El jueves, el Tribunal Constitucional de Colombia marcó un antes y un después en la vida cultural del país al ratificar la ley que prohíbe las corridas de toros, el rejoneo, las novilladas y hasta las peleas de gallos. La decisión, tomada por unanimidad, va mucho más allá de una cuestión jurídica: es un golpe directo a tradiciones históricas, a la economía de varias ciudades y a la manera como Colombia entiende la relación entre cultura y política.
Manizales es quizá el mejor ejemplo de ese choque. La Feria, orgullo de la ciudad y motor económico de cada enero, gira en buena parte alrededor de la plaza de toros. Con la nueva ley, está actividad tienen los días contados. Esto no solo obliga a replantear la programación de una de las fiestas más importantes del país, sino que también pone sobre la mesa el impacto económico para hoteles, restaurantes, bares, transporte y cientos de empleos que dependen de este evento. La prohibición no se limita a Manizales: decenas de municipios que celebran ferias similares con espectáculos taurinos o peleas de gallos deberán reinventarse en un plazo de tres años.
La sociedad, como suele ocurrir en Colombia, se muestra dividida. Para muchos, se trata de una victoria largamente esperada en defensa de los animales, un paso hacia una nación más moderna y acorde con las sensibilidades del siglo XXI. Para otros, es la desaparición forzada de una tradición que, aunque polémica, hacía parte del tejido cultural y económico de regiones enteras. No es un debate menor: de un lado están los activistas que celebran con orgullo el triunfo político del movimiento animalista, y del otro los defensores de la tauromaquia y las peleas de gallos que ven en la decisión un ataque a la identidad y a las libertades culturales.

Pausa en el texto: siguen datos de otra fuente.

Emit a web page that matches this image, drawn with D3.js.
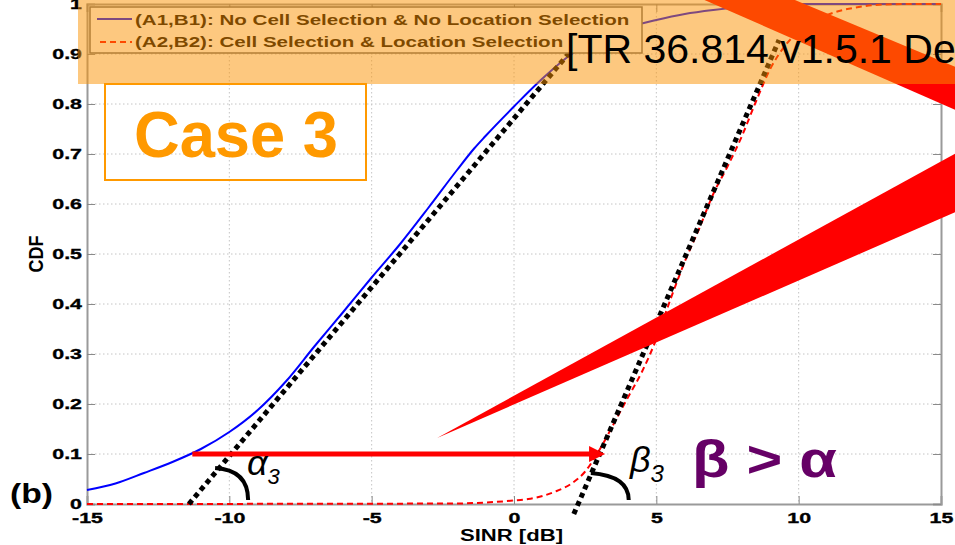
<!DOCTYPE html>
<html>
<head>
<meta charset="utf-8">
<script src="https://cdn.jsdelivr.net/npm/d3@7/dist/d3.min.js"></script>
<style>
  html, body { margin: 0; padding: 0; background: #fff; }
  svg { display: block; }
  text { font-family: "Liberation Sans", Arial, sans-serif; }
</style>
</head>
<body>
<svg id="chart" width="955" height="545"></svg>
<script>
// SINR CDF for the two selection schemes
const sinrBlue = [-15, -14, -13, -12, -11, -10, -9, -8, -7, -6, -5, -4, -3, -2, -1.4, -1, 0, 1, 2, 3, 4, 5, 6, 7, 8, 9, 10, 15];
const cdfBlue  = [0.028, 0.041, 0.062, 0.084, 0.11, 0.144, 0.188, 0.246, 0.316, 0.384, 0.453, 0.52, 0.593, 0.668, 0.711, 0.736, 0.795, 0.851, 0.899, 0.931, 0.953, 0.968, 0.98, 0.988, 0.994, 0.998, 1.0, 1.0];

const sinrRed = [-15, -2, -1, 0, 0.5, 1, 1.5, 2, 2.5, 3, 3.5, 4, 4.5, 5, 5.5, 6, 6.5, 7, 7.5, 8, 8.5, 9, 9.5, 10, 11, 12, 13, 14, 15];
const cdfRed  = [0, 0.001, 0.003, 0.007, 0.01, 0.016, 0.026, 0.04, 0.065, 0.108, 0.16, 0.213, 0.265, 0.33, 0.41, 0.485, 0.55, 0.62, 0.675, 0.735, 0.805, 0.87, 0.915, 0.945, 0.978, 0.993, 0.999, 1.0, 1.0];

// slope guides (SINR, CDF) end points
const tangentAlpha = [[-11.42, 0], [2.35, 0.93]];
const tangentBeta  = [[2.1, -0.02], [9.31, 0.928]];

// horizontal gap arrow at CDF = 0.1
const gapArrow = [[-11.3, 0.1], [3.2, 0.1]];

const xTicks = [-15, -10, -5, 0, 5, 10, 15];
const yTicks = [0, 0.1, 0.2, 0.3, 0.4, 0.5, 0.6, 0.7, 0.8, 0.9, 1];

const legendLabels = [
  "(A1,B1): No Cell Selection & No Location Selection",
  "(A2,B2): Cell Selection & Location Selection"
];

// callout wedges in data units
const wedgeLow = [[-2.7, 0.132], [15.6, 0.704], [15.6, 0.586]];
const wedgeTop = [[6.53, 1.012], [9.7, 1.012], [15.6, 0.872], [15.6, 0.786]];

const svg = d3.select("#chart");
const x = d3.scaleLinear().domain([-15, 15]).range([87, 941]);
const y = d3.scaleLinear().domain([0, 1]).range([504, 4]);

// widen a text element horizontally by a factor
const widen = (sel, k) => sel.each(function () {
  const len = this.getComputedTextLength();
  if (len > 0) d3.select(this).attr("textLength", len * k).attr("lengthAdjust", "spacingAndGlyphs");
});

svg.append("rect").attr("width", 955).attr("height", 545).attr("fill", "#fff");

// dotted grid
const grid = svg.append("g").attr("stroke", "#c4c4c4").attr("stroke-width", 1).attr("stroke-dasharray", "1.5 2.5");
grid.selectAll(".gx").data(xTicks.slice(1, -1)).join("line")
  .attr("x1", d => x(d)).attr("x2", d => x(d)).attr("y1", y(1)).attr("y2", y(0));
grid.selectAll(".gy").data(yTicks.slice(1, -1)).join("line")
  .attr("x1", x(-15)).attr("x2", x(15)).attr("y1", d => y(d)).attr("y2", d => y(d));

// axes with inward ticks
const fmt = d => String(d);
const axB = svg.append("g").attr("transform", `translate(0,${y(0)})`)
  .call(d3.axisBottom(x).tickValues(xTicks).tickFormat(fmt).tickSize(-8).tickPadding(8));
const axL = svg.append("g").attr("transform", `translate(${x(-15)},0)`)
  .call(d3.axisLeft(y).tickValues(yTicks).tickFormat(fmt).tickSize(-8).tickPadding(5));
const axR = svg.append("g").attr("transform", `translate(${x(15)},0)`)
  .call(d3.axisRight(y).tickValues(yTicks).tickFormat("").tickSize(-8));
const axT = svg.append("g").attr("transform", `translate(0,${y(1)})`)
  .call(d3.axisTop(x).tickValues(xTicks).tickFormat("").tickSize(-8));
[axB, axL, axR, axT].forEach(g => {
  g.select(".domain").attr("stroke", "#9a9a9a").attr("stroke-width", 2);
  g.selectAll(".tick line").attr("stroke", "#8a8a8a").attr("stroke-width", 1);
  g.selectAll(".tick text").attr("fill", "#000").attr("font-size", 15.5).attr("font-weight", "bold")
    .attr("font-family", "'Liberation Sans', Arial, sans-serif")
    .attr("stroke", "#000").attr("stroke-width", 0.35);
});
widen(axB.selectAll(".tick text"), 1.38);
widen(axL.selectAll(".tick text"), 1.38);

// curves
const line = d3.line().x(d => x(d[0])).y(d => y(d[1])).curve(d3.curveMonotoneX);
svg.append("path").datum(sinrBlue.map((s, i) => [s, cdfBlue[i]]))
  .attr("d", line).attr("fill", "none").attr("stroke", "#0000ff").attr("stroke-width", 2);
svg.append("path").datum(sinrRed.map((s, i) => [s, cdfRed[i]]))
  .attr("d", line).attr("fill", "none").attr("stroke", "#ff0000").attr("stroke-width", 2)
  .attr("stroke-dasharray", "6 4");

// slope guides
const straight = d3.line().x(d => x(d[0])).y(d => y(d[1]));
[tangentAlpha, tangentBeta].forEach(t => {
  svg.append("path").datum(t).attr("d", straight).attr("fill", "none")
    .attr("stroke", "#000").attr("stroke-width", 5).attr("stroke-dasharray", "5 4");
});

// legend
const leg = svg.append("g");
leg.append("rect").attr("x", 90).attr("y", 7).attr("width", 552).attr("height", 46)
  .attr("fill", "#fff").attr("stroke", "#6a6a6a").attr("stroke-width", 1.5);
leg.append("line").attr("x1", 97).attr("x2", 132).attr("y1", 19).attr("y2", 19)
  .attr("stroke", "#0000ff").attr("stroke-width", 2);
leg.append("line").attr("x1", 100).attr("x2", 132).attr("y1", 42).attr("y2", 42)
  .attr("stroke", "#ff0000").attr("stroke-width", 2).attr("stroke-dasharray", "6 4");
leg.selectAll("text").data(legendLabels).join("text")
  .attr("x", 135).attr("y", (d, i) => 25 + i * 22)
  .attr("font-size", 15).attr("font-weight", "bold").attr("fill", "#000")
  .text(d => d);
widen(leg.selectAll("text"), 1.37);

// callout wedges
const poly = pts => "M" + pts.map(p => `${x(p[0])},${y(p[1])}`).join("L") + "Z";
svg.append("path").attr("d", poly(wedgeTop)).attr("fill", "#ff0000");
svg.append("path").attr("d", poly(wedgeLow)).attr("fill", "#ff0000");

// translucent banner
svg.append("rect").attr("x", 78).attr("y", 0).attr("width", 877).attr("height", 84)
  .attr("fill", "rgb(251,145,0)").attr("fill-opacity", 0.5);
svg.append("text").attr("x", 566).attr("y", 63).attr("font-size", 41).attr("fill", "#000")
  .text("[TR 36.814 v1.5.1 De");

// case label
svg.append("rect").attr("x", 105).attr("y", 84).attr("width", 261).attr("height", 96)
  .attr("fill", "none").attr("stroke", "#ff9900").attr("stroke-width", 2);
svg.append("text").attr("x", 134).attr("y", 157)
  .attr("font-size", 65).attr("font-weight", "bold").attr("fill", "#ff9900")
  .attr("textLength", 204).attr("lengthAdjust", "spacingAndGlyphs").text("Case 3");

// gap arrow
const ax0 = x(gapArrow[0][0]), ax1 = x(gapArrow[1][0]), ay = y(gapArrow[0][1]);
svg.append("line").attr("x1", ax0).attr("x2", ax1 - 12).attr("y1", ay).attr("y2", ay)
  .attr("stroke", "#ff0000").attr("stroke-width", 5);
svg.append("path").attr("d", `M${ax1},${ay}L${ax1 - 16},${ay - 8}L${ax1 - 16},${ay + 8}Z`).attr("fill", "#ff0000");

// angle arcs
const arc = (p0, c, p1) => `M${x(p0[0])},${y(p0[1])}Q${x(c[0])},${y(c[1])} ${x(p1[0])},${y(p1[1])}`;
svg.append("path").attr("d", arc([-10.5, 0.072], [-9.34, 0.068], [-9.34, 0.008]))
  .attr("fill", "none").attr("stroke", "#000").attr("stroke-width", 4);
svg.append("path").attr("d", arc([2.7, 0.062], [4.03, 0.056], [4.03, 0.008]))
  .attr("fill", "none").attr("stroke", "#000").attr("stroke-width", 4);

const serif = "'Liberation Serif', 'DejaVu Serif', serif";
const ga = svg.append("text").attr("x", 247).attr("y", 475).attr("font-family", serif).attr("font-style", "italic").attr("fill", "#000");
ga.append("tspan").attr("font-size", 36).text("α");
ga.append("tspan").attr("font-size", 22).attr("dy", 9).text("3");
const gb = svg.append("text").attr("x", 630).attr("y", 472).attr("font-family", serif).attr("font-style", "italic").attr("fill", "#000");
gb.append("tspan").attr("font-size", 36).text("β");
gb.append("tspan").attr("font-size", 24).attr("dy", 10).text("3");

svg.append("text").attr("x", 692).attr("y", 477).attr("font-size", 52).attr("font-weight", "bold")
  .attr("fill", "#660066").attr("textLength", 145).attr("lengthAdjust", "spacingAndGlyphs").text("β > α");

// axis titles and panel tag
svg.append("text").attr("x", 460).attr("y", 541)
  .attr("font-size", 16).attr("font-weight", "bold")
  .attr("textLength", 103).attr("lengthAdjust", "spacingAndGlyphs").text("SINR [dB]");
svg.append("text").attr("transform", "translate(43,254) rotate(-90)").attr("text-anchor", "middle")
  .attr("font-size", 21).attr("font-weight", "bold")
  .attr("textLength", 37).attr("lengthAdjust", "spacingAndGlyphs").text("CDF");
svg.append("text").attr("x", 10).attr("y", 503).attr("font-size", 27).attr("font-weight", "bold")
  .attr("textLength", 43).attr("lengthAdjust", "spacingAndGlyphs").text("(b)");
</script>
</body>
</html>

Lo que sí es evidente es que la agenda política mundial ha cambiado. El bienestar animal, que hace apenas unas décadas era un asunto marginal, hoy ocupa un lugar central en los parlamentos, en los tribunales y en las calles. El fallo del Constitucional refleja esa transformación: Colombia se suma a una corriente internacional que cuestiona prácticas antes intocables y que entiende la política no solo como gestión de recursos, sino como un reflejo de los valores éticos de la sociedad.
El tribunal dio un plazo de tres años para la desaparición total de estas actividades con el argumento de que es necesario un tiempo de transición. El reto es enorme: miles de personas viven de este sector, desde ganaderos hasta vendedores ambulantes, pasando por organizadores de ferias y artistas. La “reconversión laboral y cultural” de la que habla la ley no será sencilla y exigirá políticas concretas, recursos y alternativas reales. De lo contrario, existe el riesgo de que estas prácticas sobrevivan en la clandestinidad, con menos control y más precariedad.
El fallo, entonces, no solo cierra una etapa de la historia colombiana. Abre un debate profundo sobre hasta dónde puede llegar la política en la transformación de costumbres, qué tanto pesa la protección animal frente a la tradición y cómo se equilibran los derechos de las comunidades con las nuevas sensibilidades globales. Lo que ocurrió en la Corte Constitucional no es un capítulo aislado: es el reflejo de un país que se mueve entre la nostalgia por lo que desaparece y la exigencia de adaptarse a un mundo que ya no concibe el maltrato animal como espectáculo.